In 1945, Churchill secretly planned war with the Soviet Union. But could ‘Operation Unthinkable’ have resulted in a third world war?

In 1945, with Nazi Germany defeated, Britain was already planning World War III. Well not exactly, but Prime Minister Winston Churchill had become disturbed by the Soviet Union’s occupation of much of Eastern Europe. On his orders a plan was drawn up to explore the potential of a military push to force the Soviet Union out of Eastern Europe, specifically East Germany and Poland. Of course, such a plan was never put into operation, but what if Britain had launched a military strike against the Soviet Union? Would it have been a swift, decisive victory? Or would it have ended in a third world war?

What exactly was Churchill’s Operation Unthinkable?

I don’t think there’s been a military operation more aptly named, because essentially Operation Unthinkable amounted to Churchill contemplating starting World War III. By the end of World War II, he was extremely alarmed by the Soviet Union’s expansion into Eastern Europe, particularly about what was happening in Poland. In early May of 1945, he instructed the British chiefs of staff to do a sort of feasibility study, exploring the possibility of Britain forcibly driving the Red Army out of eastern Germany and Poland – codenamed Operation Unthinkable.

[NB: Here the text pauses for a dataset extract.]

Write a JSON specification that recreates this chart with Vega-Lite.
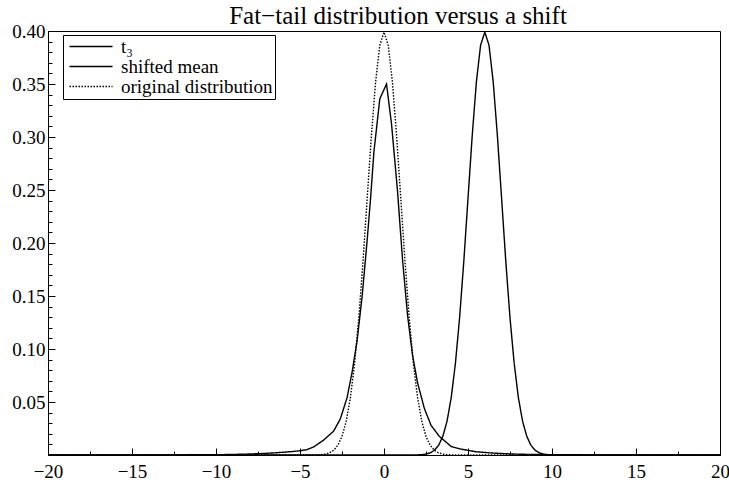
{
  "$schema": "https://vega.github.io/schema/vega-lite/v6.json",
  "width": 672,
  "height": 424,
  "autosize": {"type": "none"},
  "padding": {"left": 48, "top": 31, "right": 9, "bottom": 25},
  "background": "white",
  "title": {"text": "Fat−tail distribution versus a shift", "font": "Liberation Serif", "fontSize": 25, "fontWeight": "normal", "color": "black", "anchor": "middle", "dx": 14, "dy": 33, "offset": 6, "baseline": "alphabetic"},
  "config": {
    "view": {"stroke": "black", "strokeWidth": 1},
    "axis": {"grid": false, "domainColor": "black", "tickColor": "black", "labelColor": "black", "labelFont": "Liberation Serif", "labelFontSize": 19, "title": null, "labelOverlap": false, "labelFlush": false}
  },
  "data": {"values": [
    {"series": "t₃", "x": -20, "y": 0.00002},
    {"series": "t₃", "x": -16, "y": 0.00004},
    {"series": "t₃", "x": -13, "y": 0.0001},
    {"series": "t₃", "x": -11, "y": 0.0002},
    {"series": "t₃", "x": -9.5, "y": 0.0004},
    {"series": "t₃", "x": -8.5, "y": 0.0007},
    {"series": "t₃", "x": -7.5, "y": 0.0012},
    {"series": "t₃", "x": -6.5, "y": 0.002},
    {"series": "t₃", "x": -5.5, "y": 0.0032},
    {"series": "t₃", "x": -5, "y": 0.004},
    {"series": "t₃", "x": -4.6, "y": 0.005},
    {"series": "t₃", "x": -4.2, "y": 0.0075},
    {"series": "t₃", "x": -3.6, "y": 0.014},
    {"series": "t₃", "x": -3.0, "y": 0.0225},
    {"series": "t₃", "x": -2.6, "y": 0.034},
    {"series": "t₃", "x": -2.2, "y": 0.054},
    {"series": "t₃", "x": -1.9, "y": 0.078},
    {"series": "t₃", "x": -1.6, "y": 0.108},
    {"series": "t₃", "x": -1.3, "y": 0.15},
    {"series": "t₃", "x": -1.0, "y": 0.203},
    {"series": "t₃", "x": -0.8, "y": 0.242},
    {"series": "t₃", "x": -0.6, "y": 0.286},
    {"series": "t₃", "x": -0.25, "y": 0.336},
    {"series": "t₃", "x": 0.15, "y": 0.35},
    {"series": "t₃", "x": 0.45, "y": 0.312},
    {"series": "t₃", "x": 0.8, "y": 0.25},
    {"series": "t₃", "x": 1.1, "y": 0.185},
    {"series": "t₃", "x": 1.4, "y": 0.132},
    {"series": "t₃", "x": 1.7, "y": 0.094},
    {"series": "t₃", "x": 2.0, "y": 0.068},
    {"series": "t₃", "x": 2.4, "y": 0.044},
    {"series": "t₃", "x": 2.8, "y": 0.028},
    {"series": "t₃", "x": 3.3, "y": 0.0175},
    {"series": "t₃", "x": 4.0, "y": 0.008},
    {"series": "t₃", "x": 4.6, "y": 0.0055},
    {"series": "t₃", "x": 5.5, "y": 0.003},
    {"series": "t₃", "x": 6.5, "y": 0.0018},
    {"series": "t₃", "x": 7.5, "y": 0.001},
    {"series": "t₃", "x": 8.5, "y": 0.0006},
    {"series": "t₃", "x": 10, "y": 0.0003},
    {"series": "t₃", "x": 12, "y": 0.00015},
    {"series": "t₃", "x": 15, "y": 0.00006},
    {"series": "t₃", "x": 20, "y": 0.00002},

    {"series": "shifted mean", "x": -20, "y": 0},
    {"series": "shifted mean", "x": 1, "y": 0},
    {"series": "shifted mean", "x": 1.5, "y": 0.00002},
    {"series": "shifted mean", "x": 2, "y": 0.00013},
    {"series": "shifted mean", "x": 2.25, "y": 0.00035},
    {"series": "shifted mean", "x": 2.5, "y": 0.00087},
    {"series": "shifted mean", "x": 2.75, "y": 0.00203},
    {"series": "shifted mean", "x": 3, "y": 0.00443},
    {"series": "shifted mean", "x": 3.25, "y": 0.00909},
    {"series": "shifted mean", "x": 3.5, "y": 0.01753},
    {"series": "shifted mean", "x": 3.75, "y": 0.03174},
    {"series": "shifted mean", "x": 4, "y": 0.05399},
    {"series": "shifted mean", "x": 4.25, "y": 0.08628},
    {"series": "shifted mean", "x": 4.5, "y": 0.12952},
    {"series": "shifted mean", "x": 4.75, "y": 0.18265},
    {"series": "shifted mean", "x": 5, "y": 0.24197},
    {"series": "shifted mean", "x": 5.25, "y": 0.30114},
    {"series": "shifted mean", "x": 5.5, "y": 0.35207},
    {"series": "shifted mean", "x": 5.75, "y": 0.38667},
    {"series": "shifted mean", "x": 6, "y": 0.39894},
    {"series": "shifted mean", "x": 6.25, "y": 0.38667},
    {"series": "shifted mean", "x": 6.5, "y": 0.35207},
    {"series": "shifted mean", "x": 6.75, "y": 0.30114},
    {"series": "shifted mean", "x": 7, "y": 0.24197},
    {"series": "shifted mean", "x": 7.25, "y": 0.18265},
    {"series": "shifted mean", "x": 7.5, "y": 0.12952},
    {"series": "shifted mean", "x": 7.75, "y": 0.08628},
    {"series": "shifted mean", "x": 8, "y": 0.05399},
    {"series": "shifted mean", "x": 8.25, "y": 0.03174},
    {"series": "shifted mean", "x": 8.5, "y": 0.01753},
    {"series": "shifted mean", "x": 8.75, "y": 0.00909},
    {"series": "shifted mean", "x": 9, "y": 0.00443},
    {"series": "shifted mean", "x": 9.25, "y": 0.00203},
    {"series": "shifted mean", "x": 9.5, "y": 0.00087},
    {"series": "shifted mean", "x": 9.75, "y": 0.00035},
    {"series": "shifted mean", "x": 10, "y": 0.00013},
    {"series": "shifted mean", "x": 10.5, "y": 0.00002},
    {"series": "shifted mean", "x": 11, "y": 0},
    {"series": "shifted mean", "x": 20, "y": 0},

    {"series": "original distribution", "x": -20, "y": 0},
    {"series": "original distribution", "x": -5, "y": 0},
    {"series": "original distribution", "x": -4.5, "y": 0.00002},
    {"series": "original distribution", "x": -4, "y": 0.00013},
    {"series": "original distribution", "x": -3.75, "y": 0.00035},
    {"series": "original distribution", "x": -3.5, "y": 0.00087},
    {"series": "original distribution", "x": -3.25, "y": 0.00203},
    {"series": "original distribution", "x": -3, "y": 0.00443},
    {"series": "original distribution", "x": -2.75, "y": 0.00909},
    {"series": "original distribution", "x": -2.5, "y": 0.01753},
    {"series": "original distribution", "x": -2.25, "y": 0.03174},
    {"series": "original distribution", "x": -2, "y": 0.05399},
    {"series": "original distribution", "x": -1.75, "y": 0.08628},
    {"series": "original distribution", "x": -1.5, "y": 0.12952},
    {"series": "original distribution", "x": -1.25, "y": 0.18265},
    {"series": "original distribution", "x": -1, "y": 0.24197},
    {"series": "original distribution", "x": -0.75, "y": 0.30114},
    {"series": "original distribution", "x": -0.5, "y": 0.35207},
    {"series": "original distribution", "x": -0.25, "y": 0.38667},
    {"series": "original distribution", "x": 0, "y": 0.39894},
    {"series": "original distribution", "x": 0.25, "y": 0.38667},
    {"series": "original distribution", "x": 0.5, "y": 0.35207},
    {"series": "original distribution", "x": 0.75, "y": 0.30114},
    {"series": "original distribution", "x": 1, "y": 0.24197},
    {"series": "original distribution", "x": 1.25, "y": 0.18265},
    {"series": "original distribution", "x": 1.5, "y": 0.12952},
    {"series": "original distribution", "x": 1.75, "y": 0.08628},
    {"series": "original distribution", "x": 2, "y": 0.05399},
    {"series": "original distribution", "x": 2.25, "y": 0.03174},
    {"series": "original distribution", "x": 2.5, "y": 0.01753},
    {"series": "original distribution", "x": 2.75, "y": 0.00909},
    {"series": "original distribution", "x": 3, "y": 0.00443},
    {"series": "original distribution", "x": 3.25, "y": 0.00203},
    {"series": "original distribution", "x": 3.5, "y": 0.00087},
    {"series": "original distribution", "x": 3.75, "y": 0.00035},
    {"series": "original distribution", "x": 4, "y": 0.00013},
    {"series": "original distribution", "x": 4.5, "y": 0.00002},
    {"series": "original distribution", "x": 5, "y": 0},
    {"series": "original distribution", "x": 20, "y": 0}
  ]},
  "mark": {"type": "line", "strokeWidth": 1.4, "color": "black", "clip": true},
  "encoding": {
    "x": {
      "field": "x", "type": "quantitative",
      "scale": {"domain": [-20, 20], "nice": false, "zero": false},
      "axis": {
        "values": [-20, -17.5, -15, -12.5, -10, -7.5, -5, -2.5, 0, 2.5, 5, 7.5, 10, 12.5, 15, 17.5, 20],
        "format": "d",
        "labelExpr": "datum.value % 5 === 0 ? datum.label : ''",
        "tickSize": {"condition": {"test": "datum.value % 5 === 0", "value": -7}, "value": -4},
        "labelPadding": 14
      }
    },
    "y": {
      "field": "y", "type": "quantitative",
      "scale": {"domain": [0, 0.4], "nice": false},
      "axis": {
        "values": [0, 0.01, 0.02, 0.03, 0.04, 0.05, 0.06, 0.07, 0.08, 0.09, 0.1, 0.11, 0.12, 0.13, 0.14, 0.15, 0.16, 0.17, 0.18, 0.19, 0.2, 0.21, 0.22, 0.23, 0.24, 0.25, 0.26, 0.27, 0.28, 0.29, 0.3, 0.31, 0.32, 0.33, 0.34, 0.35, 0.36, 0.37, 0.38, 0.39, 0.4],
        "labelExpr": "(round(datum.value * 100) % 5 === 0 && datum.value > 0.001) ? format(datum.value, '.2f') : ''",
        "tickSize": {"condition": {"test": "round(datum.value * 100) % 5 === 0", "value": -7}, "value": -4},
        "labelPadding": 10
      }
    },
    "strokeDash": {
      "field": "series", "type": "nominal",
      "scale": {"domain": ["t₃", "shifted mean", "original distribution"], "range": [[1, 0], [1, 0], [1.5, 1.5]]},
      "legend": {
        "orient": "none", "legendX": 15, "legendY": 4, "title": null, "direction": "vertical",
        "strokeColor": "black", "fillColor": "white", "padding": 2,
        "symbolType": "M-1,0H7.6", "symbolSize": 100, "symbolStrokeWidth": 1.4, "symbolStrokeColor": "black",
        "labelFont": "Liberation Serif", "labelFontSize": 19, "labelColor": "black", "labelOffset": 37, "rowPadding": -4, "labelLimit": 0
      }
    }
  }
}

What were the plan’s key points?

Well, the plan was only put together in a few weeks. There was a British general election looming in July 1945 and Churchill was insistent it be completed quickly. It was secretly drafted by a small group of joint planners, because obviously what was being proposed was enormously contentious. When they examined Churchill’s proposal, they realised that to ensure a lasting security buffer for Eastern Europe, should the Allies be successful in driving the Red Army out of it, they would probably need to occupy the same sort of area that Hitler had at the height of his invasion of the Soviet Union. Effectively what Churchill and the joint planners were proposing was rolling the Red Army out of eastern Germany, Poland, Hungary, Romania and Bulgaria and then essentially repeating Hitler’s Operation Barbarossa, across the Soviet border to within reach of the Ural Mountains, which originally had been Hitler’s plan.